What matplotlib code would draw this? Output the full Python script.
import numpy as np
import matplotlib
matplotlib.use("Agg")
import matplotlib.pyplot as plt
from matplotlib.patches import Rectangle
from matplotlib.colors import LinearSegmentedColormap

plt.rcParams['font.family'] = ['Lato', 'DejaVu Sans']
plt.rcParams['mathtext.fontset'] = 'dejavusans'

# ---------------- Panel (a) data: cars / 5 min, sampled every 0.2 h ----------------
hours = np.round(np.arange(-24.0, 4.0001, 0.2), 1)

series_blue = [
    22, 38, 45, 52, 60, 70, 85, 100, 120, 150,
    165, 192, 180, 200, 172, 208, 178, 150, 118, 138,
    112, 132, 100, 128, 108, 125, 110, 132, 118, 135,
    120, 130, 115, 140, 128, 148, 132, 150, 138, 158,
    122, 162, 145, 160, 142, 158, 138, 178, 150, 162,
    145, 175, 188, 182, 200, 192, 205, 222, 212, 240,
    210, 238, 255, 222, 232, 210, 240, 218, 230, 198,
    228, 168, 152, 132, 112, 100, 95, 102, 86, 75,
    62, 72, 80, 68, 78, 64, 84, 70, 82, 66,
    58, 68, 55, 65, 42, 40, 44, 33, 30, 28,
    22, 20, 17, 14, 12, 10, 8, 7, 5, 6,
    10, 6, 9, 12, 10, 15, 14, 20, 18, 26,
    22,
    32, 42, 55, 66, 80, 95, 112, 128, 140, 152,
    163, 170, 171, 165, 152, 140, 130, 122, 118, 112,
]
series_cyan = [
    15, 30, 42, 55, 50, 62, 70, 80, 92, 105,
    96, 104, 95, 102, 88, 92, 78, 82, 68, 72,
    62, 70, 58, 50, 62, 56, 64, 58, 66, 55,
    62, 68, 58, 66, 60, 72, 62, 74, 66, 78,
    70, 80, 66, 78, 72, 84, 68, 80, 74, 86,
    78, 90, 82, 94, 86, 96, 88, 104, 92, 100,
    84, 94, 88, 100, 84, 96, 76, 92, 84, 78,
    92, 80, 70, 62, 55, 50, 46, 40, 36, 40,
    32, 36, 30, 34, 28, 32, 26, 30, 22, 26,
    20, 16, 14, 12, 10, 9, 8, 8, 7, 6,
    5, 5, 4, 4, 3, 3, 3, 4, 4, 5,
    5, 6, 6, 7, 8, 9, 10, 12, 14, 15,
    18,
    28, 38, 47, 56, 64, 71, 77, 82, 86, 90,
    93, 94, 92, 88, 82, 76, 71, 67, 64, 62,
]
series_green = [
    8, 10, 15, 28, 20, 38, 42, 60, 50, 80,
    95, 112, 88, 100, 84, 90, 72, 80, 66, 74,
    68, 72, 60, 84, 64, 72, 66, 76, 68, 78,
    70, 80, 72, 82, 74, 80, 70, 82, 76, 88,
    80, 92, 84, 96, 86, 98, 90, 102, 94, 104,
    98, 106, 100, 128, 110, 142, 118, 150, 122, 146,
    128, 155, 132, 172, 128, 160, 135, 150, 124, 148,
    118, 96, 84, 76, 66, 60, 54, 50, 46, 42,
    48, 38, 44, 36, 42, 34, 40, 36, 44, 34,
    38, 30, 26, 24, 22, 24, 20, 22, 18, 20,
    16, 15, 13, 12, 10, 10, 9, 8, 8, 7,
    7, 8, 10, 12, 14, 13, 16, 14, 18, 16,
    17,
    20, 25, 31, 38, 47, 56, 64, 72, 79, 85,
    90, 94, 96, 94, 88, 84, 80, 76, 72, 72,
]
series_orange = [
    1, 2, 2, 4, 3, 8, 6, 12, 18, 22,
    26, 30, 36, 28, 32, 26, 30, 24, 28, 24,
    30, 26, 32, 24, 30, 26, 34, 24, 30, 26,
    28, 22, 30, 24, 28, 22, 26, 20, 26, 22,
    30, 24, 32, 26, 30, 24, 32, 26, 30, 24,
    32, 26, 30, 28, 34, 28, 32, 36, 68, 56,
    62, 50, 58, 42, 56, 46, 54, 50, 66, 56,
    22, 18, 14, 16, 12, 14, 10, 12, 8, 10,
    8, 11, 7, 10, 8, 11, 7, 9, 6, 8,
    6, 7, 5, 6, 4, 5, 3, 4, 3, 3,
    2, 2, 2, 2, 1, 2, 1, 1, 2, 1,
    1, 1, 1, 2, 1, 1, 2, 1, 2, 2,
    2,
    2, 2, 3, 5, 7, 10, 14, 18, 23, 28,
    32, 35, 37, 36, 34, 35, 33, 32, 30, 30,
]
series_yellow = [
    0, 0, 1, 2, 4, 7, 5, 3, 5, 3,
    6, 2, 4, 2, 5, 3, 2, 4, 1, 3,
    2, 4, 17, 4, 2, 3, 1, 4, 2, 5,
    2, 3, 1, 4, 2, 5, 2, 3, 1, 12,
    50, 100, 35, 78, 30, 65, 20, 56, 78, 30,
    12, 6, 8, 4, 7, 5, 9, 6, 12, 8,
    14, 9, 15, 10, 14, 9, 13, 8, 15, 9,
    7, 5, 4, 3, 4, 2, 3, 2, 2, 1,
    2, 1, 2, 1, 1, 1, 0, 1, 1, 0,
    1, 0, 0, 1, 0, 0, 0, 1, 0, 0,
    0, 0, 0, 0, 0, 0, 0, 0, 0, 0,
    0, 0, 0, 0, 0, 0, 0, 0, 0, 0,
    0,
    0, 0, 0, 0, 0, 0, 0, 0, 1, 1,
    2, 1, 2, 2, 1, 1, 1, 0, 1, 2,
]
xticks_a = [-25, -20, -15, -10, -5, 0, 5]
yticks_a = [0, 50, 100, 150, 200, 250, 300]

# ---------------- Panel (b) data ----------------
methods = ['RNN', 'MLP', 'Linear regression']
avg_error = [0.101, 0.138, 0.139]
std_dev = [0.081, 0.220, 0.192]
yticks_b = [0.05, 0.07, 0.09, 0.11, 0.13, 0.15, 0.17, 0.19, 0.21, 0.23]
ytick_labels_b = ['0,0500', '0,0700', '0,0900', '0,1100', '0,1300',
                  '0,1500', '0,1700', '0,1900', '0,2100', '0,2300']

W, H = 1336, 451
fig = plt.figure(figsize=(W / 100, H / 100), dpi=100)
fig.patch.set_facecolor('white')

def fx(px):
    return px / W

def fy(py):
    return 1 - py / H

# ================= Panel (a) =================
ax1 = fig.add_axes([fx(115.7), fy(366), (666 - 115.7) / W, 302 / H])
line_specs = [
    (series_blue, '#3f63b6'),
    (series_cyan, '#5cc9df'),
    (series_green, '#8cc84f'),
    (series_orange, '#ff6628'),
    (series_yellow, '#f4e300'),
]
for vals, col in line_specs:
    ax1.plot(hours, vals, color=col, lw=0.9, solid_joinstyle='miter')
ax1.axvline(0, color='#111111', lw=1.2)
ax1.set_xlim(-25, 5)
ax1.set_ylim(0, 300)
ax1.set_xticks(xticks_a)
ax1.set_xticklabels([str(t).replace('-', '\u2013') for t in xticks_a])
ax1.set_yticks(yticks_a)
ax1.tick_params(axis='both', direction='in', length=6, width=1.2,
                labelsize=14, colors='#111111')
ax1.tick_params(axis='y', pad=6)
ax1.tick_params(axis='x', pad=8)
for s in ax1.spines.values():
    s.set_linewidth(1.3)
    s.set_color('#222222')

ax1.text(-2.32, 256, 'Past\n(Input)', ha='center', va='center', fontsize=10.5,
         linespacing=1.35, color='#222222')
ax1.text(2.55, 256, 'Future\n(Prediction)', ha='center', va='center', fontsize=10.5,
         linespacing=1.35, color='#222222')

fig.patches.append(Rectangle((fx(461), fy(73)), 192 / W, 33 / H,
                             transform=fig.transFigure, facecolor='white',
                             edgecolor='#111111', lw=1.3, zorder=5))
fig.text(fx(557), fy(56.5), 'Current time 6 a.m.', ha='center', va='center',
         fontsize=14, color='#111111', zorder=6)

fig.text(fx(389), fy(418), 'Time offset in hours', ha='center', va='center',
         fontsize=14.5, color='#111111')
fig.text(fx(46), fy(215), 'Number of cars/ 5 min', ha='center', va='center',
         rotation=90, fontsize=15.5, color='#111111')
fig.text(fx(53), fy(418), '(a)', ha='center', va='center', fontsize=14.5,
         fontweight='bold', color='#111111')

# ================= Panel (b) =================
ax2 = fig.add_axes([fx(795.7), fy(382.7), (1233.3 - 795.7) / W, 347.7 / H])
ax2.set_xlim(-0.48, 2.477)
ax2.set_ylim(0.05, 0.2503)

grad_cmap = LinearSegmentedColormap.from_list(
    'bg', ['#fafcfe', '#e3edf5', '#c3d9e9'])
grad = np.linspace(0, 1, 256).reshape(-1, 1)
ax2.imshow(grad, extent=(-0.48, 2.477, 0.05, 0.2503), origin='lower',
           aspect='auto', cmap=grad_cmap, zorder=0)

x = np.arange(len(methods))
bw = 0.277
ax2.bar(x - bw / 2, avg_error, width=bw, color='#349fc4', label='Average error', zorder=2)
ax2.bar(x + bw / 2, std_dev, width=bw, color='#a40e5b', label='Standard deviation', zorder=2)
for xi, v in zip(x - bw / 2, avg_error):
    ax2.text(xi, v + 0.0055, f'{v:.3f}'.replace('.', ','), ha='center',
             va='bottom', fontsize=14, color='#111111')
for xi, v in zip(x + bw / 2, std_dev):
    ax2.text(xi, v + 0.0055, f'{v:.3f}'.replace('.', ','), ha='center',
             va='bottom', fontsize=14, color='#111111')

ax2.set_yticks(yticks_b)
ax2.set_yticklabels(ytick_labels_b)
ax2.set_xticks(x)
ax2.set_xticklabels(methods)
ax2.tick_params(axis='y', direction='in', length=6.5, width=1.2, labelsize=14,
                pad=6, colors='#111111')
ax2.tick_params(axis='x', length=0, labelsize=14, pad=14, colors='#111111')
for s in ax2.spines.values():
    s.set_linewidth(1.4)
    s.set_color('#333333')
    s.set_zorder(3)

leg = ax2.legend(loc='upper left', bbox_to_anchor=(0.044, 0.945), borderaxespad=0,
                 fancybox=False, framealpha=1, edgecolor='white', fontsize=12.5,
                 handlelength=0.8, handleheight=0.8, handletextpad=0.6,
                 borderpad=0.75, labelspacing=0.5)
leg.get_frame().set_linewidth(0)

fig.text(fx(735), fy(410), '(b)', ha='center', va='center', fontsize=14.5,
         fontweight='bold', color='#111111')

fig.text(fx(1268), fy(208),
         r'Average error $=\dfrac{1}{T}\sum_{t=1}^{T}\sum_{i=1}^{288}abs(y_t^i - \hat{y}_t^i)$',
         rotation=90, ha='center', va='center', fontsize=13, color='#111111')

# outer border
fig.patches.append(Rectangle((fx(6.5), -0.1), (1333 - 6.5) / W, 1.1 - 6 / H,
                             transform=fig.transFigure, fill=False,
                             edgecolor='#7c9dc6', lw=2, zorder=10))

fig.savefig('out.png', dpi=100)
··········
◆ PROMPT
Return exactly the opening lines of the listing above, ending with the line that has "plt.rcParams['mathtext.fontset'] = 'dejavusans'".

◆ SOLUTION FOR THIS TASK
What matplotlib code would draw this? Output the full Python script.
import numpy as np
import matplotlib
matplotlib.use("Agg")
import matplotlib.pyplot as plt
from matplotlib.patches import Rectangle
from matplotlib.colors import LinearSegmentedColormap

plt.rcParams['font.family'] = ['Lato', 'DejaVu Sans']
plt.rcParams['mathtext.fontset'] = 'dejavusans'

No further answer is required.